Key physical implications of the University’s 2016 Strategic Plan:

  • Infrastructure that promotes a thriving research and economic development enterprise
  • Campus life that embodies collaboration, collegiality, respect and a culture of inclusivity
  • Facilities that enable and support equity, inclusion and diversity for our campus
  • Places for co-curricular activities that encourage collaboration among students, faculty, staff and the community

The University has embarked on a periodic update of its Campus Master Plan, to reconfirm and extend our long-term, campus-wide vision,
to set clear directions for coordinated action and to assign responsibility and authority for plan implementation.

Since its inception, the University of Alabama has been both a participant in and a reflection of the history and progress of the state and the nation. Like a formal garden, this university campus is never finished, but is in a continual process of recreating itself, in accord with an overall vision, as needed or desired to direct or respond to times and conditions.
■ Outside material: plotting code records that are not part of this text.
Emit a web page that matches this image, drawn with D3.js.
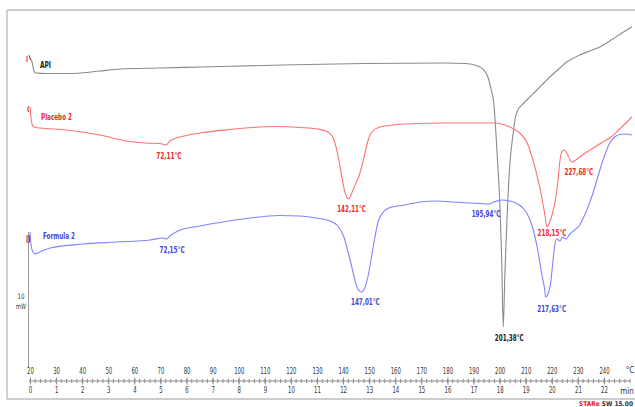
<!DOCTYPE html>
<html>
<head>
<meta charset="utf-8">
<script src="https://cdn.jsdelivr.net/npm/d3@7"></script>
<style>
  html, body { margin: 0; padding: 0; background: #fff; }
  svg { display: block; }
  text { font-family: "Liberation Sans Narrow", "DejaVu Sans Condensed", "Liberation Sans", sans-serif; }
</style>
</head>
<body>
<svg id="chart" width="635" height="407"></svg>
<script>
// DSC thermograms: heat flow (mW, stacked) against temperature (°C)
const apiCurve = [
  [20.0, 34.2], [20.8, 33.8], [21.5, 32.9], [22.3, 32.7], [25.7, 32.65], [34.2, 32.65],
  [39.5, 32.7], [46.8, 32.9], [54.9, 33.1], [69.8, 33.2], [85.9, 33.3], [116.9, 33.5],
  [148.0, 33.65], [179.0, 33.7], [187.0, 33.65], [191.6, 33.4], [193.9, 33.0], [195.5, 32.3],
  [196.6, 31.2], [197.8, 29.6], [198.5, 27.0], [199.3, 23.5], [200.1, 19.5], [200.8, 14.0],
  [201.38, 7.3], [202.0, 12.5], [202.8, 18.0], [203.9, 23.5], [205.1, 26.5], [206.0, 28.2],
  [207.0, 29.0], [208.5, 29.5], [210.4, 30.0], [214.3, 31.0], [219.2, 32.3], [223.1, 33.2],
  [225.7, 33.8], [230.7, 34.5], [234.6, 34.9], [238.4, 35.3], [243.4, 36.1], [246.9, 36.7],
  [250.7, 37.3]
];

const placeboCurve = [
  [20.0, 29.3], [20.4, 28.2], [21.1, 27.4], [22.3, 27.25], [34.2, 27.0], [46.8, 26.5],
  [57.1, 25.9], [64.1, 25.7], [69.8, 25.65], [72.11, 25.5], [73.6, 25.9], [77.5, 26.3],
  [85.1, 26.7], [96.6, 27.05], [113.9, 27.35], [123.4, 27.25], [130.3, 27.1], [134.2, 26.8],
  [136.5, 26.0], [138.0, 24.5], [139.6, 22.2], [140.7, 20.8], [142.11, 20.1], [143.0, 20.5],
  [143.8, 21.0], [144.9, 21.7], [146.1, 22.4], [147.2, 23.4], [148.4, 24.7], [149.5, 25.9],
  [151.0, 26.8], [154.1, 27.3], [163.7, 27.6], [179.0, 27.7], [197.8, 27.7], [203.9, 27.3],
  [207.7, 26.7], [210.4, 25.8], [212.3, 24.4], [214.3, 22.5], [216.2, 20.2], [217.4, 18.4],
  [218.15, 17.3], [219.2, 17.8], [220.4, 18.8], [221.5, 20.2], [222.3, 21.8], [223.1, 23.9],
  [223.8, 24.8], [224.6, 25.0], [225.7, 24.7], [227.68, 23.8], [229.2, 24.0], [230.7, 24.3],
  [233.4, 24.8], [236.5, 25.3], [239.5, 25.8], [242.2, 26.2], [246.0, 27.1], [250.7, 28.3]
];

const formulaCurve = [
  [20.0, 16.8], [20.4, 15.5], [21.1, 14.8], [21.9, 14.6], [23.8, 14.8], [27.7, 15.2],
  [40.3, 15.6], [53.3, 15.8], [66.0, 16.0], [71.0, 16.2], [72.15, 16.1], [73.6, 16.4],
  [76.7, 16.9], [85.1, 17.4], [93.9, 17.8], [104.3, 18.2], [115.4, 18.45], [123.4, 18.4],
  [129.6, 18.2], [134.9, 17.9], [138.0, 17.4], [140.3, 16.3], [142.2, 14.5], [143.8, 12.8],
  [145.3, 11.3], [147.01, 10.8], [148.3, 11.2], [149.5, 12.3], [150.7, 14.0], [151.8, 15.7],
  [153.4, 17.8], [154.9, 18.6], [157.5, 19.2], [163.7, 19.5], [169.4, 19.8], [175.9, 19.9],
  [181.7, 19.8], [188.6, 19.7], [192.4, 19.65], [195.94, 19.6], [197.8, 19.8], [200.8, 20.0],
  [203.9, 19.9], [206.2, 19.7], [208.5, 19.3], [210.4, 18.7], [212.7, 17.2], [214.6, 15.0],
  [216.2, 12.5], [217.3, 11.0], [217.63, 10.3], [218.8, 10.8], [219.6, 11.8], [220.4, 13.8],
  [221.2, 15.6], [221.9, 16.1], [223.1, 15.9], [224.2, 16.3], [225.4, 16.1], [226.9, 16.6],
  [228.8, 17.0], [230.7, 17.5], [232.6, 18.5], [234.6, 19.8], [236.5, 21.3], [238.4, 23.0],
  [240.3, 24.5], [242.2, 25.7], [244.1, 26.3], [246.0, 26.55], [248.3, 26.6], [250.7, 26.5]
];

const seriesNames = ["API", "Placebo 2", "Formula 2"];

// Peak temperatures (°C) annotated on each curve
const apiPeaks = [201.38];
const placeboPeaks = [72.11, 142.11, 218.15, 227.68];
const formulaPeaks = [72.15, 147.01, 195.94, 217.63];

const tempTicks = [20, 30, 40, 50, 60, 70, 80, 90, 100, 110, 120, 130, 140, 150, 160, 170, 180, 190, 200, 210, 220, 230, 240];
const minuteTicks = [0, 1, 2, 3, 4, 5, 6, 7, 8, 9, 10, 11, 12, 13, 14, 15, 16, 17, 18, 19, 20, 21, 22];
const scaleBarLabel = ["10", "mW"];

// ---- drawing ----
const svg = d3.select("#chart");
const W = 635, H = 407;

const x = d3.scaleLinear().domain([20, 240]).range([30, 604]);
const y = d3.scaleLinear().domain([0, 40]).range([400, 0]);
const tMin = d3.scaleLinear().domain([0, 22]).range([x(20), x(240)]);

const styles = {
  api:     { line: "#8a8a8a", label: "#1a1a1a", weight: "bold" },
  placebo: { line: "#ff7272", label: "#ee2a2a", weight: "600" },
  formula: { line: "#8282ff", label: "#4545d8", weight: "600" }
};

// frame
const frame = svg.append("g").attr("fill", "none").attr("stroke", "#bdbdbd").attr("stroke-width", 1.4);
frame.append("line").attr("x1", 7).attr("x2", W).attr("y1", 10).attr("y2", 10);
frame.append("line").attr("x1", 7).attr("x2", 7).attr("y1", 10).attr("y2", 399);
frame.append("line").attr("x1", 7).attr("x2", W).attr("y1", 399).attr("y2", 399);

// scale bar on the left
svg.append("line")
  .attr("x1", x(20) - 1.5).attr("x2", x(20) - 1.5)
  .attr("y1", y(16.8)).attr("y2", y(3.2))
  .attr("stroke", "#9a9a9a").attr("stroke-width", 1);
svg.append("g").attr("font-size", 7.5).attr("fill", "#333").attr("text-anchor", "middle")
  .selectAll("text").data(scaleBarLabel).join("text")
  .attr("x", 21).attr("y", (d, i) => y(10.1) + i * 10)
  .attr("textLength", (d, i) => i ? 10 : 7).attr("lengthAdjust", "spacingAndGlyphs")
  .text(d => d);

// curves
const line = d3.line().x(d => x(d[0])).y(d => y(d[1])).curve(d3.curveMonotoneX);
const curves = [
  { key: "api", data: apiCurve },
  { key: "placebo", data: placeboCurve },
  { key: "formula", data: formulaCurve }
];
svg.append("g").attr("fill", "none").attr("stroke-width", 1.1)
  .selectAll("path").data(curves).join("path")
  .attr("stroke", d => styles[d.key].line)
  .attr("d", d => line(d.data));

// curve start markers
const s0 = apiCurve[0], s1 = placeboCurve[0], s2 = formulaCurve[0];
const mk = svg.append("g").attr("fill", "none").attr("stroke", "#e02020").attr("stroke-width", 1);
mk.append("path").attr("d", `M${x(s0[0]) - 3},${y(s0[1]) - 2} l0,6 M${x(s0[0]) - 1},${y(s0[1]) - 3} l1.5,5`);
mk.append("path").attr("d", `M${x(s1[0]) - 1.5},${y(s1[1]) - 1} q-1.5,3 0,6`);
mk.append("rect").attr("x", x(s2[0]) - 3).attr("y", y(s2[1]) + 4).attr("width", 2.5).attr("height", 6);

// series names next to curve starts
const nameOffsets = [[10, 10], [11, 13], [13, 7]];
const nameWidths = [11, 31, 32];
svg.append("g").attr("font-size", 9)
  .selectAll("text").data(seriesNames).join("text")
  .attr("x", (d, i) => x(curves[i].data[0][0]) + nameOffsets[i][0])
  .attr("y", (d, i) => y(curves[i].data[0][1]) + nameOffsets[i][1])
  .attr("fill", (d, i) => styles[curves[i].key].label)
  .attr("font-weight", (d, i) => styles[curves[i].key].weight)
  .attr("textLength", (d, i) => nameWidths[i]).attr("lengthAdjust", "spacingAndGlyphs")
  .text(d => d);

// peak annotations, placed from the curve value at each peak temperature
const fmt = t => t.toFixed(2).replace(".", ",") + "°C";
const valueAt = (data, t) => data.find(p => p[0] === t)[1];
const labelShift = {
  "api-201.38": [6, 14],
  "placebo-72.11": [3, 14], "placebo-142.11": [3, 13], "placebo-218.15": [5, 9], "placebo-227.68": [7, 13],
  "formula-72.15": [6, 14], "formula-147.01": [4, 13], "formula-195.94": [-3, 13], "formula-217.63": [6, 15]
};
const peakSets = [
  { key: "api", data: apiCurve, peaks: apiPeaks },
  { key: "placebo", data: placeboCurve, peaks: placeboPeaks },
  { key: "formula", data: formulaCurve, peaks: formulaPeaks }
];
const ann = svg.append("g").attr("font-size", 9).attr("text-anchor", "middle");
peakSets.forEach(s => {
  s.peaks.forEach(t => {
    const off = labelShift[s.key + "-" + t];
    const txt = fmt(t);
    ann.append("text")
      .attr("x", x(t) + off[0])
      .attr("y", y(valueAt(s.data, t)) + off[1])
      .attr("fill", styles[s.key].label)
      .attr("font-weight", styles[s.key].weight)
      .attr("textLength", txt.length * 3.6).attr("lengthAdjust", "spacingAndGlyphs")
      .text(txt);
  });
});

// time / temperature axis
const axisY = 381;
const axG = svg.append("g").attr("transform", `translate(0,${axisY})`);
axG.append("line").attr("x1", x(20)).attr("x2", 630).attr("stroke", "#8c8c8c");
axG.selectAll("line.minor").data(d3.range(20, 251, 2)).join("line")
  .attr("class", "minor")
  .attr("x1", d => x(d)).attr("x2", d => x(d)).attr("y1", -2).attr("y2", 2)
  .attr("stroke", "#8c8c8c");

const topAxis = d3.axisTop(x).tickValues(tempTicks).tickSize(3.5).tickPadding(4).tickFormat(d3.format("d"));
const gTop = axG.append("g").call(topAxis);
const botAxis = d3.axisBottom(tMin).tickValues(minuteTicks).tickSize(3.5).tickPadding(3).tickFormat(d3.format("d"));
const gBot = axG.append("g").call(botAxis);
[gTop, gBot].forEach(g => {
  g.select(".domain").remove();
  g.selectAll(".tick line").attr("stroke", "#8c8c8c");
  g.selectAll(".tick text").attr("fill", "#333").attr("font-size", 8)
    .attr("font-family", "\"Liberation Sans Narrow\", \"DejaVu Sans Condensed\", sans-serif")
    .attr("textLength", function () { return this.textContent.length * 3.4; })
    .attr("lengthAdjust", "spacingAndGlyphs");
});
axG.append("text").attr("x", 630).attr("y", -8).attr("text-anchor", "middle")
  .attr("font-size", 8).attr("fill", "#333").text("°C");
axG.append("text").attr("x", 627).attr("y", 12.5).attr("text-anchor", "middle")
  .attr("font-size", 8).attr("fill", "#333").text("min");

// software stamp in the bottom corner
const stamp = svg.append("text").attr("x", 579).attr("y", 406).attr("font-size", 6.5).attr("font-weight", "bold")
  .attr("textLength", 54).attr("lengthAdjust", "spacingAndGlyphs");
stamp.append("tspan").attr("fill", "#e02020").text("STARe");
stamp.append("tspan").attr("fill", "#333").text(" SW 15.00");
</script>
</body>
</html>
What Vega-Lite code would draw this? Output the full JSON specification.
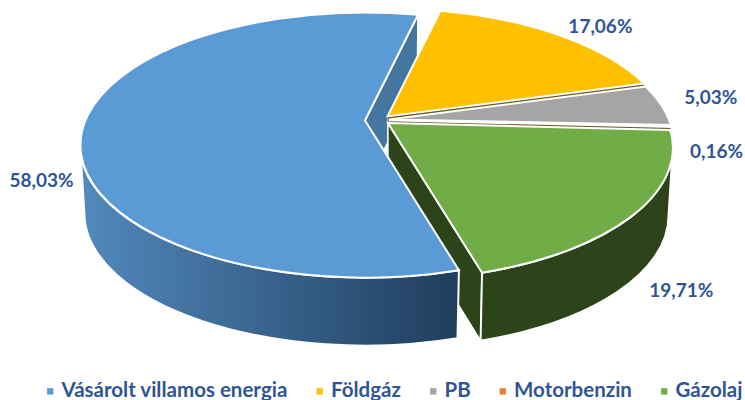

The vision for the University of Alabama campus dates from 1829. The original campus was designed by State Architect William Nichols, using traditional American campus planning and design principles.

Virtually all campus buildings were destroyed during the Civil War. But the University rebuilt in accordance with its original planning and design principles, which also guided three successive building periods over the next century. Each building program established and reinforced major and minor axes in the campus. That design pattern lent to the University campus dramatic and captivating open spaces bounded by multi-storied buildings.

Each building period took advantage of climate, topography, and natural drainage patterns even while establishing formal, man-made geometries on the landscape. And within each of those building periods, addition of landscaping, site furnishings, and circulation infrastructure reinforced a cohesive system of beautiful open spaces framed by equally beautiful, dignified buildings.

Placement of key buildings on major and minor axes added nuance to the campus design, creating breathtaking vistas terminated by significant architectural elements. Each project ensured that building sites and adjacent open spaces were woven together.

Following patterns of development that swept across America from the 1950s, significant growth and change on the campus produced buildings and areas of the campus of a suburban, automobile-oriented character, diverging significantly from the traditional core campus. For over three decades, much of that investment expanded the footprint of the campus, leaving students, faculty and staff more dependent on personal automobiles for access and circulation across larger areas of lesser density and character. Following campus master plans of 1985, 1993 and 1999, the campus continued to expand eastward, with new buildings set away from the campus center and at greater distances from one another.